プレミアリーグ初制覇から15年。記憶に深いロンドンダービー、そしてフットボール用語として根付いたあの戦術が生まれたシーズンを振り返ろう。
「ポルトガルでは、バスをゴール前に停めたと言うんだ」ジョゼ・モウリーニョ
シーズンも始まってわずか5節ながら、プレミアリーグが誇る堅守のクラブが出揃った一戦。このチェルシー対トッテナムは0-0に終わったものの、試合内容は一方的なものだった。
連勝で幕開けとなったブルーズは、その前節にアストンヴィラとも0-0の引き分け。ディディエ・ドログバがシミュレーションを取られるなど、惜しい展開に終わっていた。
ちなみ試合後、主審はシミュレーションの判定をミスと認め、イエローカードは取り消されている。
それでも取りこぼした勝ち点はもちろん戻らず、1試合およそ4ゴールのペースで好調なスタートを切ったアーセナルの後塵を拝していた。
その後、チャンピオンズリーグPSG戦で3-0とし公式戦では再び白星を手にしたチェルシー。元マルセイユのディディエ・ドログバに対してはホームサポーターからの手荒い歓迎もあったが、2ゴールの活躍で黙らせている。
そんな中、自信を高めていよいよスパーズを迎え撃つこととなった。
対するスパーズもここまでシーズン無敗、1990年2月以来となるスタンフォードブリッジでの勝利に鼻息荒くしていた。
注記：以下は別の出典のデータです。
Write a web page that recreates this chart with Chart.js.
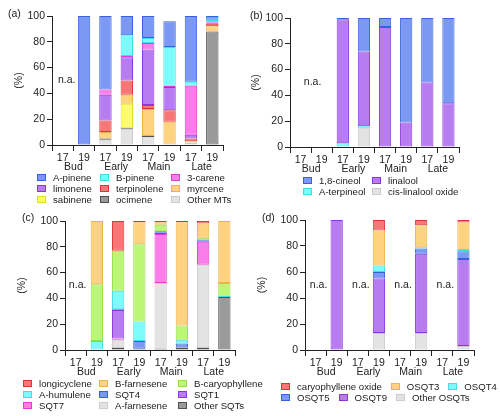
<!DOCTYPE html>
<html>
<head>
<meta charset="utf-8">
<script src="https://cdn.jsdelivr.net/npm/chart.js@4.4.1/dist/chart.umd.min.js"></script>
<style>
body { margin:0; background:#fff; width:500px; height:416px; position:relative; overflow:hidden; font-family:"Liberation Sans", Arial, sans-serif; color:#222; }
canvas { position:absolute; }
.tag { position:absolute; font-size:10.5px; }
.legend { position:absolute; font-size:9.6px; line-height:11px; }
.grid { display:grid; }
.row { display:flex; }
.item { display:flex; align-items:center; white-space:nowrap; }
.row .item { margin-right:9px; }
.box { width:9px; height:7px; box-sizing:border-box; border:1px solid; margin-right:7px; flex:none; }
</style>
</head>
<body>
<canvas id="ca" width="250" height="175" style="left:0;top:0"></canvas>
<canvas id="cb" width="250" height="175" style="left:250px;top:0"></canvas>
<canvas id="cc" width="250" height="175" style="left:0;top:205px"></canvas>
<canvas id="cd" width="250" height="175" style="left:250px;top:205px"></canvas>
<div class="tag" style="left:8px;top:7px">(a)</div>
<div class="tag" style="left:250px;top:9px">(b)</div>
<div class="tag" style="left:22px;top:211px">(c)</div>
<div class="tag" style="left:262px;top:211px">(d)</div>
<div class="legend" id="la" style="left:37px;top:172px"></div>
<div class="legend" id="lb" style="left:303px;top:175px"></div>
<div class="legend" id="lc" style="left:23px;top:378px"></div>
<div class="legend" id="ld" style="left:281px;top:381px"></div>
<script>
const categories = ['17', '19', '17', '19', '17', '19', '17', '19'];
const stages = ['Bud', 'Early', 'Main', 'Late'];

// (a) monoterpenes, bottom of the stack first
const mtOther = [0, 0, 4, 12, 6, 1, 2, 0];
const mtOcimene = [0, 0, 1, 1, 1, 0, 0, 88];
const mtSabinene = [0, 0, 0, 19, 0, 0, 0, 0];
const mtMyrcene = [0, 0, 5, 7, 21, 17, 1, 4];
const mtTerpinolene = [0, 0, 9, 11, 3, 9, 2, 2];
const mtLimonene = [0, 0, 20, 18, 43, 18, 3, 1];
const mtCarene = [0, 0, 4, 1, 5, 1, 38, 1];
const mtBPinene = [0, 0, 0, 16, 4, 30, 3, 1];
const mtAPinene = [0, 100, 57, 15, 17, 20, 51, 3];

// (b) oxygenated monoterpenes
const omtOxide = [0, 0, 0, 15, 0, 0, 0, 0];
const omtTerpineol = [0, 0, 3, 1, 0, 0, 0, 0];
const omtLinalool = [0, 0, 96, 58, 93, 19, 50, 34];
const omtCineol = [0, 0, 1, 26, 7, 81, 50, 66];

// (c) sesquiterpenes
const sqtOther = [0, 0, 2, 1, 1, 2, 2, 41];
const sqtAFarnesene = [0, 0, 6, 0, 51, 0, 64, 0];
const sqt7 = [0, 0, 1, 0, 38, 0, 18, 0];
const sqt1 = [0, 0, 22, 0, 0, 0, 0, 0];
const sqt4 = [0, 0, 0.5, 6, 2, 3, 1, 0];
const sqtHumulene = [0, 7, 14.5, 15, 0, 3, 0, 1];
const sqtCaryophyllene = [0, 44, 31, 60, 5, 11, 2, 10];
const sqtBFarnesene = [0, 49, 0, 17, 2, 80, 11, 48];
const sqtLongicyclene = [0, 0, 23, 1, 1, 1, 2, 0];

// (d) oxygenated sesquiterpenes
const osqtOther = [0, 0, 0, 13, 0, 13, 0, 3];
const osqt9 = [0, 100, 0, 42, 0, 61, 0, 67];
const osqt5 = [0, 0, 0, 5, 0, 4, 0, 6];
const osqt4 = [0, 0, 0, 5, 0, 1, 0, 1];
const osqt3 = [0, 0, 0, 27, 0, 17, 0, 21];
const osqtCarOxide = [0, 0, 0, 8, 0, 4, 0, 2];

const colors = {
    blue: ['#7b98f3', '#3563dc'],
    cyan: ['#7dfbfb', '#3fdde6'],
    pink: ['#fb7de9', '#e03fd4'],
    purple: ['#b67cf0', '#8b35dd'],
    red: ['#f77676', '#e03434'],
    orange: ['#fdd37f', '#efb24a'],
    yellow: ['#fcfc6a', '#dede30'],
    green: ['#bbf674', '#93e048'],
    dark: ['#9a9a9a', '#505050'],
    light: ['#e3e3e3', '#cccccc']
};

const panels = [
    { id: 'a', area: [52, 223, 16, 145], titlePad: 13, na: [[0, 4]], cols: '63px 71px auto',
      series: [['Other MTs', mtOther, 'light'], ['ocimene', mtOcimene, 'dark'], ['sabinene', mtSabinene, 'yellow'],
               ['myrcene', mtMyrcene, 'orange'], ['terpinolene', mtTerpinolene, 'red'], ['limonene', mtLimonene, 'purple'],
               ['3-carene', mtCarene, 'pink'], ['B-pinene', mtBPinene, 'cyan'], ['A-pinene', mtAPinene, 'blue']] },
    { id: 'b', area: [40, 209, 18, 147], titlePad: 0, na: [[0, 12]], cols: '69px auto',
      series: [['cis-linalool oxide', omtOxide, 'light'], ['A-terpineol', omtTerpineol, 'cyan'],
               ['linalool', omtLinalool, 'purple'], ['1,8-cineol', omtCineol, 'blue']] },
    { id: 'c', area: [65, 235, 16, 145], titlePad: 16, na: [[0, 2]], cols: '76px 79px auto',
      series: [['Other SQTs', sqtOther, 'dark'], ['A-farnesene', sqtAFarnesene, 'light'], ['SQT7', sqt7, 'pink'],
               ['SQT1', sqt1, 'purple'], ['SQT4', sqt4, 'blue'], ['A-humulene', sqtHumulene, 'cyan'],
               ['B-caryophyllene', sqtCaryophyllene, 'green'], ['B-farnesene', sqtBFarnesene, 'orange'],
               ['longicyclene', sqtLongicyclene, 'red']] },
    { id: 'd', area: [55, 224, 15, 145], titlePad: 6, na: [[0, 3], [2, 3], [4, 3], [6, 3]], cols: null,
      series: [['Other OSQTs', osqtOther, 'light'], ['OSQT9', osqt9, 'purple'], ['OSQT5', osqt5, 'blue'],
               ['OSQT4', osqt4, 'cyan'], ['OSQT3', osqt3, 'orange'], ['caryophyllene oxide', osqtCarOxide, 'red']] }
];

const font = { family: '"Liberation Sans", Arial, sans-serif', size: 10.5 };
const ink = '#222';

const naLabel = {
    id: 'naLabel',
    afterDatasetsDraw(chart, args, opts) {
        const { ctx, scales: { x, y } } = chart;
        ctx.save();
        ctx.font = '10.5px "Liberation Sans", Arial, sans-serif';
        ctx.fillStyle = ink;
        ctx.textAlign = 'center';
        ctx.textBaseline = 'middle';
        opts.spots.forEach(([i, dx]) => ctx.fillText('n.a.', x.getPixelForValue(i) + dx, y.getPixelForValue(50)));
        ctx.restore();
    }
};

function MakePanel(p) {
    const W = 250, H = 175;
    const [left, right, top, bottom] = p.area;
    new Chart(document.getElementById('c' + p.id), {
        type: 'bar',
        data: {
            labels: categories,
            datasets: p.series.map(([name, vals, col]) => ({
                label: name,
                data: vals.map(v => v || null),
                backgroundColor: colors[col][0],
                borderColor: colors[col][1],
                borderWidth: 1,
                borderSkipped: false,
                barPercentage: 0.58,
                categoryPercentage: 1
            }))
        },
        options: {
            responsive: false,
            animation: false,
            layout: { padding: { left: 0, right: W - right, top: top, bottom: 0 } },
            plugins: { legend: { display: false }, tooltip: { enabled: false }, naLabel: { spots: p.na } },
            scales: {
                x: {
                    stacked: true,
                    grid: { offset: true, drawOnChartArea: false, tickLength: 6, color: ink },
                    border: { color: ink },
                    ticks: { font: font, color: ink, padding: 1, maxRotation: 0, autoSkip: false },
                    afterFit: s => { s.height = 16; }
                },
                x2: {
                    type: 'category',
                    labels: stages,
                    position: 'bottom',
                    offset: true,
                    grid: { display: false, drawTicks: false, tickLength: 0 },
                    border: { display: false },
                    ticks: { font: font, color: ink, padding: 0 },
                    afterFit: s => { s.height = H - bottom - 16; }
                },
                y: {
                    stacked: true,
                    min: 0,
                    max: 100,
                    ticks: { stepSize: 20, font: font, color: ink, padding: 2 },
                    grid: { drawOnChartArea: false, tickLength: 5, color: ink },
                    border: { color: ink },
                    title: { display: true, text: '(%)', font: font, color: ink, padding: { top: p.titlePad, bottom: 0 } },
                    afterFit: s => { s.width = left; }
                }
            }
        },
        plugins: [naLabel]
    });
}

function MakeLegend(p) {
    const holder = document.getElementById('l' + p.id);
    const items = p.series.slice().reverse().map(([name, , col]) =>
        `<div class="item"><span class="box" style="background:${colors[col][0]};border-color:${colors[col][1]}"></span>${name}</div>`);
    if (p.cols) {
        holder.classList.add('grid');
        holder.style.gridTemplateColumns = p.cols;
        holder.innerHTML = items.join('');
    } else {
        let html = '';
        for (let i = 0; i < items.length; i += 3) {
            html += `<div class="row">${items.slice(i, i + 3).join('')}</div>`;
        }
        holder.innerHTML = html;
    }
}

panels.forEach(p => { MakePanel(p); MakeLegend(p); });
</script>
</body>
</html>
チェルシーのホームでは過去56試合中、スコアレスに終わったのはわずか4試合というこの両クラブの顔合わせ。しかし蓋を開けてみればこの記録が5試合に伸びただけに終わったのだった。
試合を支配したのはチェルシー。開始2分の時点で2ゴールを決めるチャンスを迎えるも、試合はスパーズ有利に進んでしまう。
対するスパーズは前半、まったく攻撃の意識なし。後半になってロビー・キーンのヘディングで決定機を迎えるも、ペトル・チェフが好セーブで防ぎ切る。
そんな中、当時プレミアリーグ114試合連続出場で新記録樹立していたフランク・ランパードもゴールに迫るが、最もゴールに近づいたのはアイドゥール・グジョンセンだった。
しかしこのシュートもポスト直撃、1986年5月以来となる最高観客数となったスタンフォードブリッジは消化不良のまま試合終了を迎えた。
「ポルトガルでは、ああいうのをバスをゴール前に停めるっていうんだ」と試合後に語ったジョゼ・モウリーニョ。「この試合を見るために50ポンドを払った観客だとしたら、相当イラついただろうね」
「こっちはストライカー全員を並べたんだ。ケズマン、ダフ、ドログバ、グジョンセン。相手に勝とうとする意思があれば、こうはならなかったはずだ」
「キング、ナイベト、ロビンソンは確かによかった」と相手守備を褒めたモウリーニョだったが「デフォーはひどかったね。ただボールを追いかけるだけだった」とも続けた。
選手もこの展開にはイラつきを見せていたが、ジョン・テリーは2004/05シーズン開幕から公式戦7試合中6試合をクリーンシートで終えたことはポジティブだと振り返った。
「ビッグ・ピートやウィリーも、このクリーンシートは喜んでるよ」と話したキャプテン。「もちろんチーム全体の功績だけど、守備する側としてはやっぱり達成感があるよ!」
失点も少なかったが、得点も少なかった当時のチェルシー。しかしこの流れもいずれ好転していくのだった。